You shot the whole film on Stromboli, both a magnificently beautiful natural setting but also hugely evocative of the history of Italian cinema; people like Rossellini and Antonioni, for example...
“It is simply impossible not to be aware of masters of filmmaking such as them, even for someone like me who was never an assiduous filmgoer and could hardly be described as a cinephile. I was born in a village near Montpellier, halfway between Paris and Rome; halfway between two fundamentally important filmmaking schools. This indirect heritage of mine encouraged me to make the most of both cultures, especially the films of the 60s and 70s, a period I consider particularly romantic and lyrical.”

You put together a spectacular cast for Ginostra, that includes Americans like Harvey Keitel, Harry Dean Stanton and Andie McDowell, as well as famous Italians like Stefano Dionisi, Francesco Neri and Asia Argento.
“That was facilitated by the success of my previous film, Maria in the Bay of Angels, presented at the 1997 Venice Film Festival. The excellent reviews it received allowed me to reach the Olympian heights of filmmaking, and put me in touch with my favourite actors. Harvey and Andie accepted my offer without even reading the script. The hard part was convincing them to come to Italy and be stuck on a tiny Sicilian island for fifteen weeks.”

And what about your Italian cast members?
“I chose Asia because I consider her to be an icon of all that Italy represents and Stefano Dionisi because he is the personification of the ideal Latin male that I needed for this story.”

Do you think your next film will also take place in the Mediterranean area?
“No.

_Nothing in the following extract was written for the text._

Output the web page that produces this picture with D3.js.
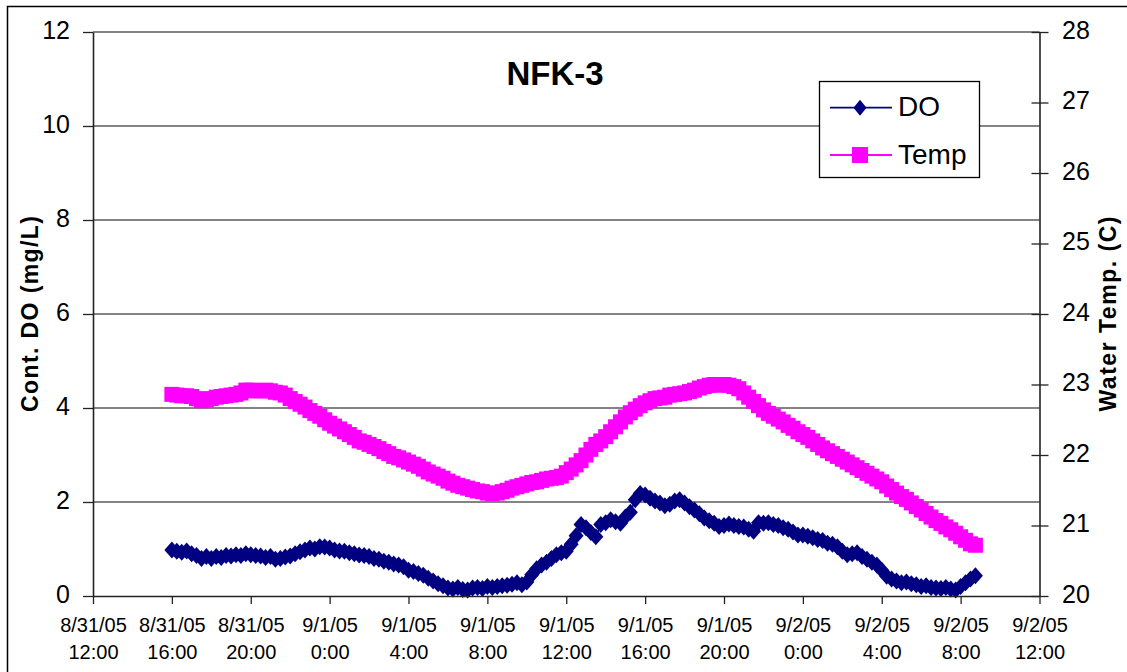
<!DOCTYPE html>
<html><head><meta charset="utf-8">
<script src="https://cdn.jsdelivr.net/npm/d3@7"></script>
<style>
body{margin:0;background:#fff;}
svg{display:block;font-family:"Liberation Sans",Arial,sans-serif;}
</style>
</head><body>
<svg id="c" width="1127" height="672"></svg>
<script>
// ---------- data ----------
const chartTitle = "NFK-3";
const leftTitle = "Cont. DO (mg/L)";
const rightTitle = "Water Temp. (C)";
const seriesNames = ["DO", "Temp"];
// readings every 15 minutes starting 8/31/05 16:00
const startTime = new Date(2005, 7, 31, 16, 0);
const stepMinutes = 15;
const doValues = [
  0.98,0.95,0.93,0.96,0.90,0.86,0.80,0.84,
  0.80,0.84,0.82,0.86,0.85,0.88,0.86,0.90,
  0.88,0.86,0.85,0.82,0.84,0.78,0.80,0.83,
  0.85,0.90,0.94,0.98,1.02,1.00,1.05,1.04,
  1.02,0.98,0.96,0.95,0.92,0.90,0.87,0.86,
  0.84,0.80,0.78,0.74,0.72,0.68,0.66,0.62,
  0.55,0.52,0.48,0.44,0.38,0.32,0.26,0.22,
  0.17,0.15,0.18,0.14,0.13,0.17,0.18,0.16,
  0.20,0.18,0.20,0.22,0.23,0.25,0.28,0.24,
  0.30,0.45,0.58,0.66,0.72,0.80,0.88,0.92,
  0.95,1.10,1.28,1.52,1.45,1.35,1.26,1.52,
  1.56,1.62,1.58,1.55,1.68,1.78,2.05,2.18,
  2.15,2.08,2.02,1.98,1.92,1.95,2.02,2.05,
  1.98,1.90,1.83,1.75,1.66,1.60,1.55,1.48,
  1.50,1.53,1.50,1.48,1.47,1.42,1.38,1.56,
  1.55,1.56,1.52,1.50,1.45,1.42,1.36,1.30,
  1.30,1.27,1.24,1.20,1.18,1.12,1.10,1.05,
  0.95,0.88,0.90,0.92,0.84,0.78,0.72,0.66,
  0.55,0.42,0.36,0.32,0.28,0.30,0.26,0.24,
  0.20,0.22,0.18,0.17,0.16,0.18,0.15,0.13,
  0.20,0.28,0.36,0.43
];
const tempValues = [
  22.86,22.85,22.84,22.84,22.83,22.80,22.77,22.78,
  22.80,22.82,22.83,22.84,22.85,22.86,22.88,22.92,
  22.92,22.91,22.91,22.92,22.91,22.89,22.88,22.85,
  22.80,22.76,22.72,22.68,22.63,22.59,22.55,22.50,
  22.45,22.41,22.37,22.33,22.29,22.25,22.20,22.18,
  22.15,22.12,22.09,22.05,22.02,21.98,21.96,21.93,
  21.90,21.87,21.84,21.80,21.76,21.73,21.70,21.67,
  21.63,21.60,21.57,21.55,21.53,21.51,21.49,21.48,
  21.46,21.45,21.46,21.48,21.50,21.53,21.55,21.57,
  21.59,21.61,21.62,21.64,21.66,21.67,21.68,21.70,
  21.75,21.80,21.86,21.92,22.00,22.08,22.15,22.20,
  22.26,22.33,22.40,22.47,22.54,22.60,22.65,22.70,
  22.74,22.77,22.80,22.81,22.82,22.85,22.86,22.87,
  22.88,22.90,22.92,22.95,22.97,22.99,23.00,22.99,
  23.00,22.99,22.97,22.94,22.88,22.82,22.76,22.70,
  22.64,22.59,22.55,22.51,22.47,22.42,22.38,22.33,
  22.29,22.25,22.20,22.15,22.10,22.06,22.02,21.98,
  21.94,21.90,21.86,21.82,21.78,21.74,21.70,21.66,
  21.62,21.56,21.51,21.46,21.41,21.37,21.32,21.27,
  21.22,21.17,21.12,21.07,21.03,20.98,20.94,20.89,
  20.84,20.79,20.74,20.72
];
const xDomain = [new Date(2005, 7, 31, 12, 0), new Date(2005, 8, 2, 12, 0)];
const xTickHours = [0,4,8,12,16,20,24,28,32,36,40,44,48];
const xTickLabels = [
  ["8/31/05","12:00"],["8/31/05","16:00"],["8/31/05","20:00"],
  ["9/1/05","0:00"],["9/1/05","4:00"],["9/1/05","8:00"],
  ["9/1/05","12:00"],["9/1/05","16:00"],["9/1/05","20:00"],
  ["9/2/05","0:00"],["9/2/05","4:00"],["9/2/05","8:00"],["9/2/05","12:00"]
];
const leftTicks = [0,2,4,6,8,10,12];
const rightTicks = [20,21,22,23,24,25,26,27,28];
const colors = {DO:"#000080", Temp:"#FF00FF"};

// ---------- layout ----------
const P = {left:93, right:1039.5, top:32, bottom:596};
const svg = d3.select("#c");

const x = d3.scaleTime().domain(xDomain).range([P.left, P.right]);
const yL = d3.scaleLinear().domain([0,12]).range([P.bottom, P.top]);
const yR = d3.scaleLinear().domain([20,28]).range([P.bottom, P.top]);

const doData = doValues.map((v, i) => ({t: d3.timeMinute.offset(startTime, i * stepMinutes), v}));
const tempData = tempValues.map((v, i) => ({t: d3.timeMinute.offset(startTime, i * stepMinutes), v}));

// outer frame
svg.append("rect").attr("x",7.5).attr("y",6.5).attr("width",1300).attr("height",900)
  .attr("fill","#fff").attr("stroke","#000").attr("stroke-width",1.5);

// gridlines
svg.append("g").selectAll("line").data(leftTicks.filter(d => d > 0)).join("line")
  .attr("x1", P.left).attr("x2", P.right)
  .attr("y1", d => yL(d)).attr("y2", d => yL(d))
  .attr("stroke", "#5a5a5a").attr("stroke-width", 1.3);

// series
const diamond = "M0,-8.5L7.5,0L0,8.5L-7.5,0Z";
const sq = 15;

svg.append("path").datum(tempData)
  .attr("fill","none").attr("stroke",colors.Temp).attr("stroke-width",1.5)
  .attr("d", d3.line().x(d => x(d.t)).y(d => yR(d.v)));
svg.append("g").selectAll("rect").data(tempData).join("rect")
  .attr("x", d => x(d.t) - sq/2).attr("y", d => yR(d.v) - sq/2)
  .attr("width", sq).attr("height", sq).attr("fill", colors.Temp);

svg.append("path").datum(doData)
  .attr("fill","none").attr("stroke",colors.DO).attr("stroke-width",1.5)
  .attr("d", d3.line().x(d => x(d.t)).y(d => yL(d.v)));
svg.append("g").selectAll("path").data(doData).join("path")
  .attr("d", diamond)
  .attr("transform", d => `translate(${x(d.t)},${yL(d.v)})`)
  .attr("fill", colors.DO);

// axes
const axisColor = "#222";
const gx = svg.append("g").attr("transform", `translate(0,${P.bottom})`)
  .call(d3.axisBottom(x)
    .tickValues(xTickHours.map(h => d3.timeHour.offset(xDomain[0], h)))
    .tickSize(8).tickSizeOuter(0).tickFormat(() => ""));
gx.selectAll("text").remove();
gx.selectAll(".tick").each(function(d, i) {
  const t = d3.select(this).append("text")
    .attr("fill","#000").attr("font-size","20px").attr("text-anchor","middle");
  t.append("tspan").attr("x",0).attr("y",36).text(xTickLabels[i][0]);
  t.append("tspan").attr("x",0).attr("y",63).text(xTickLabels[i][1]);
});

const gl = svg.append("g").attr("transform", `translate(${P.left},0)`)
  .call(d3.axisLeft(yL).tickValues(leftTicks).tickSize(10).tickSizeOuter(0).tickPadding(13));
gl.selectAll("text").attr("font-size","25px").attr("fill","#000").attr("dy","0.26em");

const gr = svg.append("g").attr("transform", `translate(${P.right},0)`)
  .call(d3.axisRight(yR).tickValues(rightTicks).tickSize(9).tickSizeOuter(0).tickPadding(13.5));
gr.selectAll(".tick line").attr("x1", -8);
gr.selectAll("text").attr("font-size","25px").attr("fill","#000").attr("dy","0.25em");

[gx, gl, gr].forEach(g => {
  g.select(".domain").attr("stroke", axisColor).attr("stroke-width", 1.6);
  g.selectAll(".tick line").attr("stroke", axisColor).attr("stroke-width", 1.3);
  g.attr("font-family", null);
});

// axis titles
svg.append("text")
  .attr("transform", `translate(38,${(P.top+P.bottom)/2}) rotate(-90)`)
  .attr("text-anchor","middle").attr("font-weight","bold").attr("font-size","23px")
  .attr("textLength",196).attr("lengthAdjust","spacing")
  .text(leftTitle);
svg.append("text")
  .attr("transform", `translate(1116,${(P.top+P.bottom)/2}) rotate(-90)`)
  .attr("text-anchor","middle").attr("font-weight","bold").attr("font-size","23px")
  .attr("textLength",195).attr("lengthAdjust","spacing")
  .text(rightTitle);

// title
svg.append("text").attr("x",555).attr("y",85).attr("text-anchor","middle")
  .attr("font-weight","bold").attr("font-size","33px").text(chartTitle);

// legend
const lg = svg.append("g");
lg.append("rect").attr("x",819.5).attr("y",81.5).attr("width",160).attr("height",96)
  .attr("fill","#fff").attr("stroke","#000").attr("stroke-width",1.3);
const rows = [
  {name: seriesNames[0], y: 107.7, color: colors.DO, kind: "diamond"},
  {name: seriesNames[1], y: 155, color: colors.Temp, kind: "square"}
];
rows.forEach(r => {
  lg.append("line").attr("x1",830).attr("x2",892).attr("y1",r.y).attr("y2",r.y)
    .attr("stroke", r.color).attr("stroke-width",1.8);
  if (r.kind === "diamond") {
    lg.append("path").attr("d","M0,-8L6.5,0L0,8L-6.5,0Z")
      .attr("transform",`translate(860,${r.y})`).attr("fill", r.color);
  } else {
    lg.append("rect").attr("x",860-8).attr("y",r.y-8).attr("width",16).attr("height",16)
      .attr("fill", r.color);
  }
  lg.append("text").attr("x",898).attr("y",r.y+8.5).attr("font-size","28px")
    .attr("fill","#000").text(r.name);
});
</script>
</body></html>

I will cross the Atlantic to get to New York. Ginostra is the final chapter of a trilogy that I began with a film-study I made in Montpellier with the help of a bunch of friends, one of whom was Agnès Jaoui. I followed this up with Maria of the Bay of Angels. As well as my New York project, I have another one, set this time in Canada.”

Will we ever see the film-study you refer to in Italy?
“Absolutely and categorically no. Nobody will ever see it. It was a training exercise where I expressed my passion for the films of Pier Paolo Pasolini. The film is too absolute a tribute: important for my professional development but not to be seen by an audience.”